After part 1 was up (and before part 2 was put up), one individual posted statements urging everybody to contact some of the universities that I-I is in partnership with, telling them that they should re-consider whether that is the kind of partnership they wanted.

I wasn’t the person explicitly advocating that course of action; but I do fully support the idea.

KW again:

But notice this. Ordinarily you would tell somebody that their capacity to love is wonderful, something to be nurtured and increased. The more they love, the better. EXCEPT if they love me. If they feel any sort of love for me and say so, then they are a cultic idiot.
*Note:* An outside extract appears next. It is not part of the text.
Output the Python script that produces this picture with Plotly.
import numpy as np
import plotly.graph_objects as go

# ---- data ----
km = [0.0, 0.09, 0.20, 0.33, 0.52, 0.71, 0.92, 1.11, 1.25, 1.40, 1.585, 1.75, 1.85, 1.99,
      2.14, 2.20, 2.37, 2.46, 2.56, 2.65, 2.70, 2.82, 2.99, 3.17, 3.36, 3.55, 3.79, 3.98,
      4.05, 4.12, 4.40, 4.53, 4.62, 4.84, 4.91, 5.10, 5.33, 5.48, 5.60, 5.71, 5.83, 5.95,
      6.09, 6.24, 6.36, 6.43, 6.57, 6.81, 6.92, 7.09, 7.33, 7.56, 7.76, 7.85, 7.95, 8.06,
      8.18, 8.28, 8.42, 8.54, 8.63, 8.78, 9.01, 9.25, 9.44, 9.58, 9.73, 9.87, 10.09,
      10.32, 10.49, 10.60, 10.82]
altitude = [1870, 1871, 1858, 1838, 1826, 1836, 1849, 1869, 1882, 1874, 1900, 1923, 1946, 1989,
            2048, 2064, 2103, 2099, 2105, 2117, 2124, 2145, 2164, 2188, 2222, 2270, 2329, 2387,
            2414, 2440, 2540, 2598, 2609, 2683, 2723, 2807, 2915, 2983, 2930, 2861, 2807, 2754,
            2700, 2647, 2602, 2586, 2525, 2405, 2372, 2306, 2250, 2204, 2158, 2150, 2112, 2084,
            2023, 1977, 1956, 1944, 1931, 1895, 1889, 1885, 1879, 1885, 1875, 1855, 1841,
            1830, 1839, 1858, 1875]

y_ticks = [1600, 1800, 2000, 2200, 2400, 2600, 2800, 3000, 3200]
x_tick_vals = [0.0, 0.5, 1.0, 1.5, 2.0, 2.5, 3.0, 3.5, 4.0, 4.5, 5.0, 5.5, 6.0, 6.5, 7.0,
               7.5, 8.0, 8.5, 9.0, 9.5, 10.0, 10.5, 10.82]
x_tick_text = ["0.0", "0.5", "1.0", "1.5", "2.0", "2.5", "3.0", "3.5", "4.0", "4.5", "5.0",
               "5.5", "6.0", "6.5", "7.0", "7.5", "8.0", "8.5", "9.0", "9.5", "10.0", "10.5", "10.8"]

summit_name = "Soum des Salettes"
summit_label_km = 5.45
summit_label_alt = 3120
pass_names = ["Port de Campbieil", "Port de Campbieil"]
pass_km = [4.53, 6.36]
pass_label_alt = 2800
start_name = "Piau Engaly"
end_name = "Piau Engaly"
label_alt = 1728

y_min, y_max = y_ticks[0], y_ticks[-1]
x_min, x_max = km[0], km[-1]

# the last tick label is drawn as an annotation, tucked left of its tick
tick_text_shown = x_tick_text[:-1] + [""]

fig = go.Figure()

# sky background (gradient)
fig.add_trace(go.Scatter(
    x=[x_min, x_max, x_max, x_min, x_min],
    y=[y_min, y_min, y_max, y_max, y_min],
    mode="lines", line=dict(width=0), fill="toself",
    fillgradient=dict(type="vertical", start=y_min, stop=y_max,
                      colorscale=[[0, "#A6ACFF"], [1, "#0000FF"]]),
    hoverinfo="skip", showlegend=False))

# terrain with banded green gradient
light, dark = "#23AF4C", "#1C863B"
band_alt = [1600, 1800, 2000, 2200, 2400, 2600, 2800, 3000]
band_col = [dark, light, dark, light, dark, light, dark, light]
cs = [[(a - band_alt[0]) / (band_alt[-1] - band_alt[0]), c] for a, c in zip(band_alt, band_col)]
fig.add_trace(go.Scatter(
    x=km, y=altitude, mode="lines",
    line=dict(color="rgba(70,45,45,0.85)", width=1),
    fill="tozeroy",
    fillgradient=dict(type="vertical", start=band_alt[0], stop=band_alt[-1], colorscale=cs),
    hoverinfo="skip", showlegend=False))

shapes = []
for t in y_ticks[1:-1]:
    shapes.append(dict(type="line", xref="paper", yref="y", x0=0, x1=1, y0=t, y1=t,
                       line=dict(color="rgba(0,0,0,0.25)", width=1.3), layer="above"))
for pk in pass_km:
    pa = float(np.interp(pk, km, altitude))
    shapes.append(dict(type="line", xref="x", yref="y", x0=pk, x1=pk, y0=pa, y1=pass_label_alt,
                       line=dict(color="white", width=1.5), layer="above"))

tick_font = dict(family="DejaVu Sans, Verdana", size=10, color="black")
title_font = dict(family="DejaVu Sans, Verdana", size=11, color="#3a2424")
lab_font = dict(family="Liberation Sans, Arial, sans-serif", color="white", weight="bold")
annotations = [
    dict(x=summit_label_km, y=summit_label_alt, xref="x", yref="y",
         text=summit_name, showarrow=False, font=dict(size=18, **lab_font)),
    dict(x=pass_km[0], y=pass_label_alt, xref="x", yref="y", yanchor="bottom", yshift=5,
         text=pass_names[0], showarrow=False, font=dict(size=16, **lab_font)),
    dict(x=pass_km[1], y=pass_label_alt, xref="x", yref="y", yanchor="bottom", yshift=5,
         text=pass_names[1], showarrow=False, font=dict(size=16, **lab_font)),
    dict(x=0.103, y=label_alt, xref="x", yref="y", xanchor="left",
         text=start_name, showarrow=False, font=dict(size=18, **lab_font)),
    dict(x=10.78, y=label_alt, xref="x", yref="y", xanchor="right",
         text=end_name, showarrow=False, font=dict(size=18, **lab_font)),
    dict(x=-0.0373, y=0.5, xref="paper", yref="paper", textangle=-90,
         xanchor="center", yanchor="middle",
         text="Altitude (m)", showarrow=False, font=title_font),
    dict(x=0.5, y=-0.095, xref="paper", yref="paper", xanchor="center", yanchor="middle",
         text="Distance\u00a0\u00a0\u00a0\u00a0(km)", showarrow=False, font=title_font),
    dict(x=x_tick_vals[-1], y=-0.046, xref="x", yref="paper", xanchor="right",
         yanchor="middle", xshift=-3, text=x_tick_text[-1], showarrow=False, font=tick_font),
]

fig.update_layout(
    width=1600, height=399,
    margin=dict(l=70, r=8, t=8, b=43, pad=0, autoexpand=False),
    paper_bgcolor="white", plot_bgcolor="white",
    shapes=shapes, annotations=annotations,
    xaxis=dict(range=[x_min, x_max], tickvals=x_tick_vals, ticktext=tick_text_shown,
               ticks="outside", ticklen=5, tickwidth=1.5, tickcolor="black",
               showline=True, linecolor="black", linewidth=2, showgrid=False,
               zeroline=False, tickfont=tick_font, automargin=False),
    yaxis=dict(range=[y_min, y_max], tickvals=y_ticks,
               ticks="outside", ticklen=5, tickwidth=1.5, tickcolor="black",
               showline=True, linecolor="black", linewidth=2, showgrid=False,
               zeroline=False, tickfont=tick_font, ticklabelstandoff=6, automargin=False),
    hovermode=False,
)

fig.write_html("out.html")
So apparently if anybody loves me, they are sick.

If, after becoming aware of Meyerhoff’s and my own work (etc.) in exposing Wilber for the manipulative fool that he is, you still don’t get what kw is up to, well, then yes, I cannot see any other conclusion than that there must be powerful factors in your own psychology blinding you to that reality—and those are indeed some of the same factors which get people into, and life-long stuck in, even the worst recognized cults. And if, after having had it demonstrated to you that a person’s “philosophy” is filled with “half-truths and lies,” and that even with those gross and inexcusable violations of truth it cannot manage to be self-consistent, you still continue to accept that worldview as being valid ... well, in any other field of knowledge you certainly would not be regarded as thinking clearly or competently.
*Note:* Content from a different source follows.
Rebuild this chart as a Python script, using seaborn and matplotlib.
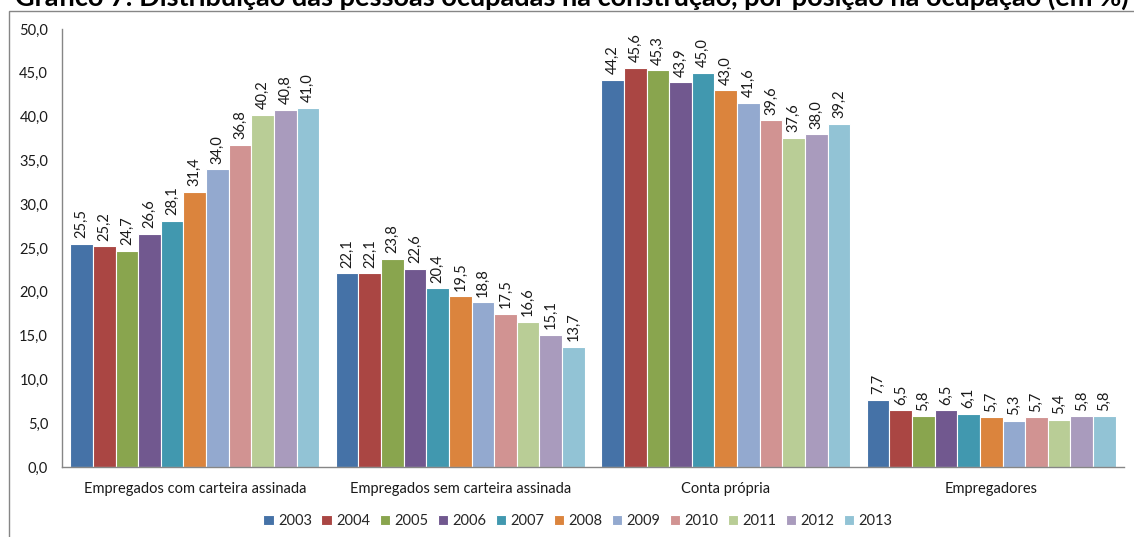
import matplotlib
matplotlib.use("Agg")
import matplotlib.pyplot as plt
from matplotlib.patches import Rectangle
from matplotlib.ticker import FuncFormatter
import seaborn as sns
import pandas as pd

# Position in occupation categories
categories = [
    "Empregados com carteira assinada",
    "Empregados sem carteira assinada",
    "Conta própria",
    "Empregadores",
]
years = ["2003", "2004", "2005", "2006", "2007", "2008",
         "2009", "2010", "2011", "2012", "2013"]

# Share of employed persons (%) per year, one list per category
com_carteira = [25.5, 25.2, 24.7, 26.6, 28.1, 31.4, 34.0, 36.8, 40.2, 40.8, 41.0]
sem_carteira = [22.1, 22.1, 23.8, 22.6, 20.4, 19.5, 18.8, 17.5, 16.6, 15.1, 13.7]
conta_propria = [44.2, 45.6, 45.3, 43.9, 45.0, 43.0, 41.6, 39.6, 37.6, 38.0, 39.2]
empregadores = [7.7, 6.5, 5.8, 6.5, 6.1, 5.7, 5.3, 5.7, 5.4, 5.8, 5.8]

colors = ["#4572A7", "#AA4643", "#89A54E", "#71588F", "#4198AF", "#DB843D",
          "#93A9CF", "#D19392", "#B9CD96", "#A99BBD", "#92C3D5"]

series = [com_carteira, sem_carteira, conta_propria, empregadores]
rows = []
for cat, vals in zip(categories, series):
    for yr, v in zip(years, vals):
        rows.append({"categoria": cat, "ano": yr, "valor": v})
df = pd.DataFrame(rows)

sns.set_theme(style="white")
plt.rcParams["font.family"] = ["Lato", "DejaVu Sans"]

W, H = 1134, 537
fig = plt.figure(figsize=(W / 100, H / 100), dpi=100)
ax = fig.add_axes([62 / W, 1 - 467 / H, (1124 - 62) / W, (467 - 29) / H])

sns.barplot(data=df, x="categoria", y="valor", hue="ano", order=categories,
            hue_order=years, palette=colors, width=0.937, saturation=1,
            edgecolor="white", linewidth=0.8, ax=ax, legend=True)

# Value labels above each bar, drawn from the same values
for cont in ax.containers:
    vals = [b.get_height() for b in cont]
    ax.bar_label(cont, labels=[f"{v:.1f}".replace(".", ",") for v in vals],
                 rotation=90, padding=4, fontsize=10.5, color="#1a1a1a")

ax.set_ylim(0, 50)
ax.set_yticks(range(0, 51, 5))
ax.yaxis.set_major_formatter(FuncFormatter(lambda v, p: f"{v:.1f}".replace(".", ",")))
ax.set_xlabel("")
ax.set_ylabel("")
ax.tick_params(axis="y", length=0, pad=10, labelsize=10.5, labelcolor="#1a1a1a")
ax.tick_params(axis="x", length=0, pad=11, labelsize=10.5, labelcolor="#1a1a1a")
ax.set_xlim(-0.5, 3.5)

for side in ["top", "right"]:
    ax.spines[side].set_visible(False)
for side in ["left", "bottom"]:
    ax.spines[side].set_color("#868686")
    ax.spines[side].set_linewidth(1.0)

handles, labels = ax.get_legend_handles_labels()
ax.legend_.remove()
fig.legend(handles, labels, loc="center", bbox_to_anchor=(578 / W, 1 - 521 / H),
           ncol=11, frameon=False, fontsize=10.5, handlelength=0.7,
           handleheight=0.7, handletextpad=0.3, columnspacing=0.65)

# Chart area frame
fig.patches.append(Rectangle((9 / W, -0.2), 1.2, 1.2 - 11 / H,
                             transform=fig.transFigure, fill=False,
                             edgecolor="#868686", linewidth=1.0))

fig.text(15 / W, 1 - 6 / H,
         "Gráfico 7: Distribuição das pessoas ocupadas na construção, por posição na ocupação (em %)",
         ha="left", va="baseline", fontsize=19.5, fontweight="bold", color="black")

fig.savefig("out.png", dpi=100)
Nevertheless, those of us who have been through cults ourselves don’t generally refer to other people, who in the absence of proper debunking of the leaders may simply be as gullible as we once were, as being “cultic idiots.” (In the cult-studies field, with its emphasis on coercive persuasive, a.k.a. “brainwashing,” they would never refer to followers in that way.) I have indeed used the phrase “integral idiots” to describe followers of Wilber who go out intent on teaching (or censoring) me, for example, without having first done their research; hell, I have even referred to the same people as “dumb FOKs” (Fans of Ken). But that is very different from viewing anyone as being a “cultic idiot” simply for “loving” Wilber.

If you can love a raging narcissist, who by all believable reports will “love” you back only so long as you are useful to him, more power to you. But even then, don’t get suckered into his “theories,” because as soon as you go back to primary sources to verify their supporting claims, it all falls apart, and the dishonesties and/or professional incompetence of their author become obvious for anyone with eyes to see.
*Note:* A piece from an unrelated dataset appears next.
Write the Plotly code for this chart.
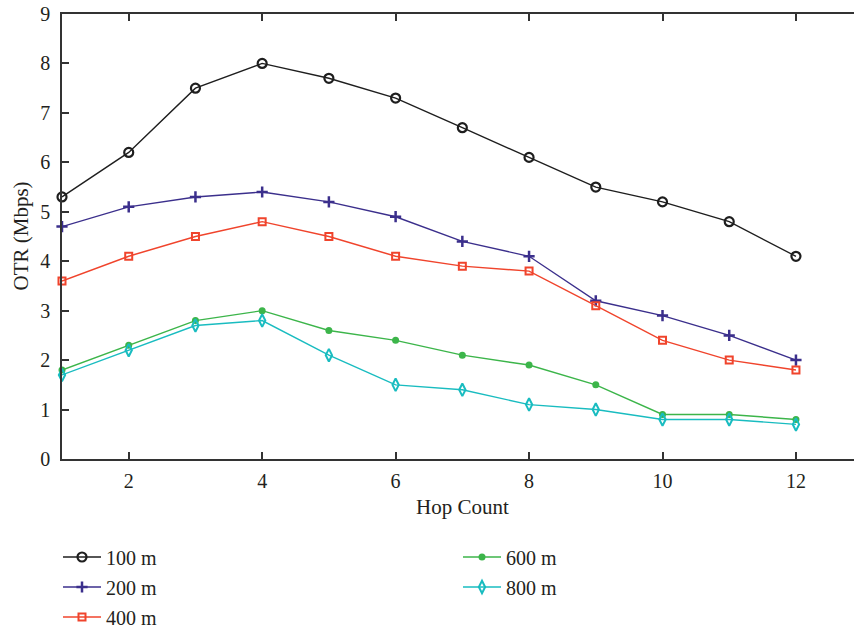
import plotly.graph_objects as go

hops = [1, 2, 3, 4, 5, 6, 7, 8, 9, 10, 11, 12]
otr_100 = [5.3, 6.2, 7.5, 8.0, 7.7, 7.3, 6.7, 6.1, 5.5, 5.2, 4.8, 4.1]
otr_200 = [4.7, 5.1, 5.3, 5.4, 5.2, 4.9, 4.4, 4.1, 3.2, 2.9, 2.5, 2.0]
otr_400 = [3.6, 4.1, 4.5, 4.8, 4.5, 4.1, 3.9, 3.8, 3.1, 2.4, 2.0, 1.8]
otr_600 = [1.8, 2.3, 2.8, 3.0, 2.6, 2.4, 2.1, 1.9, 1.5, 0.9, 0.9, 0.8]
otr_800 = [1.7, 2.2, 2.7, 2.8, 2.1, 1.5, 1.4, 1.1, 1.0, 0.8, 0.8, 0.7]
series_names = ["100 m", "200 m", "400 m", "600 m", "800 m"]
x_ticks = [2, 4, 6, 8, 10, 12]
y_ticks = [0, 1, 2, 3, 4, 5, 6, 7, 8, 9]

FONT = "Liberation Serif"
TXT = "#231f20"
W, H = 854, 631

styles = [
    dict(line="#1e1e1e", marker=dict(symbol="circle-open", size=9, color="#1e1e1e", line=dict(width=2.2, color="#1e1e1e"))),
    dict(line="#3b2f8c", marker=dict(symbol="cross-thin", size=8, color="#3b2f8c", line=dict(width=2.5, color="#3b2f8c"))),
    dict(line="#f0442c", marker=dict(symbol="square-open", size=7, color="#f0442c", line=dict(width=2, color="#f0442c"))),
    dict(line="#3cb54a", marker=dict(symbol="circle", size=7, color="#3cb54a", line=dict(width=0))),
    dict(line="#19bcc0", marker=dict(symbol="diamond-tall-open", size=9, color="#19bcc0", line=dict(width=2, color="#19bcc0"))),
]
data = [otr_100, otr_200, otr_400, otr_600, otr_800]
legend_ids = ["legend", "legend2", "legend3", "legend4", "legend5"]
legend_pos = [(58, 557), (58, 587), (58, 617), (458, 557), (458, 587)]

fig = go.Figure()
for name, vals, st, lid in zip(series_names, data, styles, legend_ids):
    fig.add_trace(go.Scatter(
        x=hops, y=vals, name=name, mode="lines+markers",
        line=dict(color=st["line"], width=1.4),
        marker=st["marker"], legend=lid, cliponaxis=False,
    ))

layout_legends = {}
for lid, (px, py) in zip(legend_ids, legend_pos):
    layout_legends[lid] = dict(
        x=px / W, y=1 - py / H, xref="container", yref="container",
        xanchor="left", yanchor="middle", itemwidth=38,
        font=dict(family=FONT, size=20, color=TXT),
        bgcolor="rgba(0,0,0,0)",
    )

fig.update_layout(
    width=W, height=H,
    paper_bgcolor="white", plot_bgcolor="white",
    margin=dict(l=62, r=0, t=14, b=631 - 459, autoexpand=False),
    font=dict(family=FONT, size=20, color=TXT),
    showlegend=True,
    annotations=[
        dict(text="Hop Count", xref="paper", yref="paper", x=0.506, y=0, yshift=-48,
             xanchor="center", yanchor="middle", showarrow=False,
             font=dict(family=FONT, size=21, color=TXT)),
        dict(text="OTR (Mbps)", xref="paper", yref="paper", x=0, y=0.5, xshift=-42,
             xanchor="center", yanchor="middle", textangle=-90, showarrow=False,
             font=dict(family=FONT, size=21, color=TXT)),
    ],
    **layout_legends,
)
fig.update_xaxes(
    range=[1, 12.87], tickvals=x_ticks, ticks="inside", ticklen=7, tickwidth=1.5,
    tickcolor="#333", showline=True, linecolor="#333", linewidth=1.5, mirror="ticks",
    showgrid=False, zeroline=False, ticklabelstandoff=3,
)
fig.update_yaxes(
    range=[0, 9], tickvals=y_ticks, ticks="inside", ticklen=7, tickwidth=1.5,
    tickcolor="#333", showline=True, linecolor="#333", linewidth=1.5,
    showgrid=False, zeroline=False, ticklabelstandoff=6,
)
fig.write_html(
    "out.html",
    config={"displayModeBar": False},
    post_script="document.body.style.margin='0';document.body.style.overflow='hidden';",
)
By all means “love the sinner” if you can. But far too many of the individuals who have recently been fawningly expressing their “love” for kw are, I think, also “loving the sin,” i.e., lapping up the bullshit and cultic manipulation in which Wilber has been overtly indulging, and correspondingly being utterly unwilling or unable to evaluate that critically, and see it for what it really is. Overall, that is indeed extremely cultic behavior, both on the part of the leader and his followers.

As anyone familiar with Wilber’s work knows, the context in which such fawning “love” is expressed matters immensely; kw “skillfully” omits that fact from his above “analysis.” The problem is not that his followers “love” him and openly express that sentiment in spite of his glaring character flaws and the near-worthlessness of his “theories.” Rather, the worrisome thing is how they feel the need to gushingly express how they were moved to tears by his great and “compassionate” teaching methods in the very midst of being blatantly manipulated, with that unsettling reaction being presented as proof of their own “second-tier,” “saved” status in the unquestioning community. And yes, when “love” is expressed in that context it is indeed disturbingly cultic.

All of that is a far cry from Wilber’s simplistic, sadly manipulative and narcissistically paranoid framing of the issue as being “if anybody loves me, they are sick.” But then, kw didn’t get to where he is today by paying attention to nuances, did he? Indeed, his theories could not exist were he to competently and honestly represent the details of their component disciplines and perspectives.